While the conference covered the broader “crypto-asset” umbrella—including Stablecoins, NFTs, and CBDCs (Central Bank Digital Currencies)—the implications for Bitcoin in the WAEMU region (Benin, Burkina Faso, Côte d’Ivoire, Guinea-Bissau, Mali, Niger, Senegal, and Togo) are profound.
1. Shift from “Gray Market” to Structured Oversight
The BCEAO’s tone has shifted from its cautious 2018 stance to active engagement. The creation of the C-CRYPTO committee (specifically tasked with developing cryptocurrency regulations) signals that the era of Bitcoin operating in a legal vacuum is ending. Users should expect:
Licensing for VASPs: Exchanges and wallet providers will likely face strict Anti-Money Laundering (AML) and “Know Your Customer” (KYC) requirements.

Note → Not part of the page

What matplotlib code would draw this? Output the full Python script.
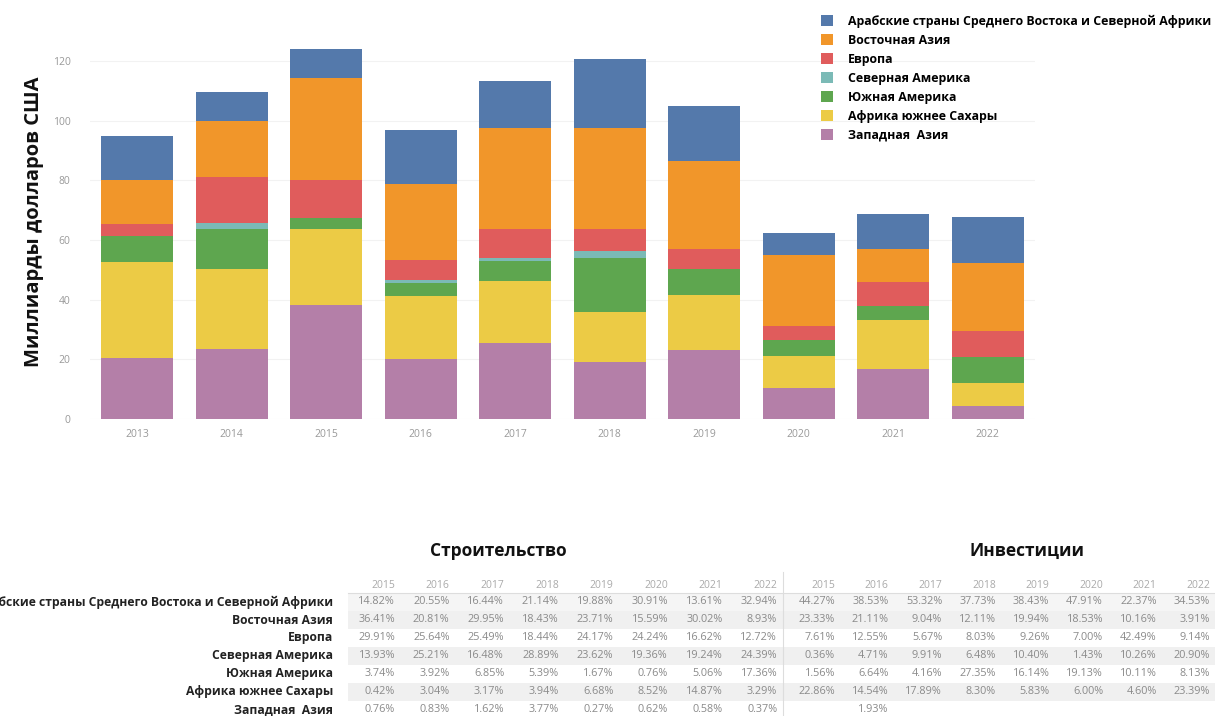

Consumer Protection: New rules aim to prevent fraud and protect retail investors from the total loss of funds on unregulated platforms.
2. Bitcoin as a Financial Tool, Not Legal Tender
The BCEAO remains clear: Bitcoin is not legal tender. However, the focus on “innovation” suggests it may be increasingly tolerated as a private digital asset for hedging or B2B cross-border settlement, provided it integrates with the central bank’s stability frameworks.
3. Regional Harmonization
The conference advocated for a unified WAEMU-wide regulatory framework. For Bitcoin businesses, this is a major win over fragmented national policies, potentially allowing a company licensed in Senegal to operate seamlessly across all eight member states.